BEGIN RECORD SET

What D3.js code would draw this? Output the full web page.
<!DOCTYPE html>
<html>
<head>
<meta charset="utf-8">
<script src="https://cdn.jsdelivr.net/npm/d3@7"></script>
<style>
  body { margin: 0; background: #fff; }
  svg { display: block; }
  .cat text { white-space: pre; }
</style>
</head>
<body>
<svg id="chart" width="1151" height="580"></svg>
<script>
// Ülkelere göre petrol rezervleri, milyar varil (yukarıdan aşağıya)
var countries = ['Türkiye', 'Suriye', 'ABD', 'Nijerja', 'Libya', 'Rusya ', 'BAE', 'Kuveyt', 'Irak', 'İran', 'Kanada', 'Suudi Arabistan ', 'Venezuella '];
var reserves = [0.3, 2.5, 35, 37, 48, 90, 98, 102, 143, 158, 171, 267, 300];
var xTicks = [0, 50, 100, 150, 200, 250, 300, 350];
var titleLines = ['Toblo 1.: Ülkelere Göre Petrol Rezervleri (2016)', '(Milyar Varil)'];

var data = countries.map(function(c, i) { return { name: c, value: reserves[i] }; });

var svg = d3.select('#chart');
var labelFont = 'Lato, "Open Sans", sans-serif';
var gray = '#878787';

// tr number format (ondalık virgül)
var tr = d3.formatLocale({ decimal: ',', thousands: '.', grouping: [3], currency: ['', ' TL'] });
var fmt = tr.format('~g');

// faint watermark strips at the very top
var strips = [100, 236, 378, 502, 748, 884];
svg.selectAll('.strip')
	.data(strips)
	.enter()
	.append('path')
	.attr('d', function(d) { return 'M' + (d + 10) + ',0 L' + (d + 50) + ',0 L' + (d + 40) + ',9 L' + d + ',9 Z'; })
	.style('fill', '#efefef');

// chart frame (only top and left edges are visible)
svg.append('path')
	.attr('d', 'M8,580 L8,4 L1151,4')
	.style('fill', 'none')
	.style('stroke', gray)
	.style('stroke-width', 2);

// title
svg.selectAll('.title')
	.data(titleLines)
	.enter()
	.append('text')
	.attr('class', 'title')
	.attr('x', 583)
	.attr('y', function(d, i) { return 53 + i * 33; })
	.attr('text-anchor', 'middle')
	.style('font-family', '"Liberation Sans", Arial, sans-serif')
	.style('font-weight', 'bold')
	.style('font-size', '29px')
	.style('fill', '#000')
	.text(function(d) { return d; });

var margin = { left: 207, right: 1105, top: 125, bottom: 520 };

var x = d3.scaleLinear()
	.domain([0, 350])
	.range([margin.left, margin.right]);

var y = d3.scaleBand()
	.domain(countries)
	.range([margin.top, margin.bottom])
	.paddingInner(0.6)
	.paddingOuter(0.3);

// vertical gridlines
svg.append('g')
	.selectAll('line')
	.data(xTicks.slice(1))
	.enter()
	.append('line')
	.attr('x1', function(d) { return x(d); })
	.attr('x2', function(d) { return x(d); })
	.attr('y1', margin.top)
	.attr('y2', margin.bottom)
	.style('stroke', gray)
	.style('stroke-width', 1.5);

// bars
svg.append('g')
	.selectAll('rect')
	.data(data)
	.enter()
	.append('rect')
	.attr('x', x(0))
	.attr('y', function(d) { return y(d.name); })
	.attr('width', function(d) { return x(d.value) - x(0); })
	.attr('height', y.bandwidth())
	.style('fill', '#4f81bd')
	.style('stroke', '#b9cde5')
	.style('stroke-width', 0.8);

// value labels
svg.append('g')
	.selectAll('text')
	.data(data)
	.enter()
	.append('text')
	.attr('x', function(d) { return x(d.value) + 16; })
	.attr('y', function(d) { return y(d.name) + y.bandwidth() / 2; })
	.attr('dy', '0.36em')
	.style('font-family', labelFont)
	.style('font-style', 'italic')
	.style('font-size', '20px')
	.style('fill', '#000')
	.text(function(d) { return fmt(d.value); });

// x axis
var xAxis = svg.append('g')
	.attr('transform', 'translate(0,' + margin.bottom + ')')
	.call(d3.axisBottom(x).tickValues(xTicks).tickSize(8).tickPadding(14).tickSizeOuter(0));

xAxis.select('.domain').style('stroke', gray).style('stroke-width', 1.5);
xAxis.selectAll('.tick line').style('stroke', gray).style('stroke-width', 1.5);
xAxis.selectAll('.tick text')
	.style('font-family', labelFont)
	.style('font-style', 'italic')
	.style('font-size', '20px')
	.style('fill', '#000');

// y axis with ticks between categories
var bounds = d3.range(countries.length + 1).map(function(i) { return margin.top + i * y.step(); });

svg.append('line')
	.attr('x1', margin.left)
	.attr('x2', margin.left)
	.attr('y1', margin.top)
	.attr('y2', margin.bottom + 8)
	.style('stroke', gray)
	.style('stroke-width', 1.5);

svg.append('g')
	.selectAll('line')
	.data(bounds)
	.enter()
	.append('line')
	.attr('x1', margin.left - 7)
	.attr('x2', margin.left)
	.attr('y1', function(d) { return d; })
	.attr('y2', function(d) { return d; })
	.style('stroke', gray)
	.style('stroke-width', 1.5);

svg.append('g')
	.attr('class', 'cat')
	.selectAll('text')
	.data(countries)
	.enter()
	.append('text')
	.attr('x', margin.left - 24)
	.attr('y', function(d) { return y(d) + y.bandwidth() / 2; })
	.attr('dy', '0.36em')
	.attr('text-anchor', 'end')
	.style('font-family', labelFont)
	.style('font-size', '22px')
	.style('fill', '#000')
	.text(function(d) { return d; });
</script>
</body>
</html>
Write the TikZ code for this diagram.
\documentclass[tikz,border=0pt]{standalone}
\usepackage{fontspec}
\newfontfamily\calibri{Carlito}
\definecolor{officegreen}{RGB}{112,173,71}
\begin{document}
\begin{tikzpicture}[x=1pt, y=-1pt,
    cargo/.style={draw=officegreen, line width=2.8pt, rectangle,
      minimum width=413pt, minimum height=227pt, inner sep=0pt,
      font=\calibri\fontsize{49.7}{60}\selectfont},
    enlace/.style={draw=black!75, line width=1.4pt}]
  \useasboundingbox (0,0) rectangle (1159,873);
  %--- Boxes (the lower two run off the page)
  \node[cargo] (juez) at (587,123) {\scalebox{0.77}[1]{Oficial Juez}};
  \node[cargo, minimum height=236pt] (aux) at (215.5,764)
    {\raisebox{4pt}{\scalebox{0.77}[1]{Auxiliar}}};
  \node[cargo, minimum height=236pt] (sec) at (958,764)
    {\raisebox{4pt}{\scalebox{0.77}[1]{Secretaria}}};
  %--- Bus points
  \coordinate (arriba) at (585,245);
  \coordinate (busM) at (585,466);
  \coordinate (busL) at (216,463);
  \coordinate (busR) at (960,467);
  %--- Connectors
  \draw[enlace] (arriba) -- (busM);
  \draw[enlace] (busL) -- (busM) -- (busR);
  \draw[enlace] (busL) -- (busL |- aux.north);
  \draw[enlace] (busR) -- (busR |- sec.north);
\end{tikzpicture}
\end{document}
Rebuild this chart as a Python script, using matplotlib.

END RECORD SET

* [GOAL]:
How many of these lines contain "code"? Write only the number.

* [RESULT OF THE EXERCISE]:
2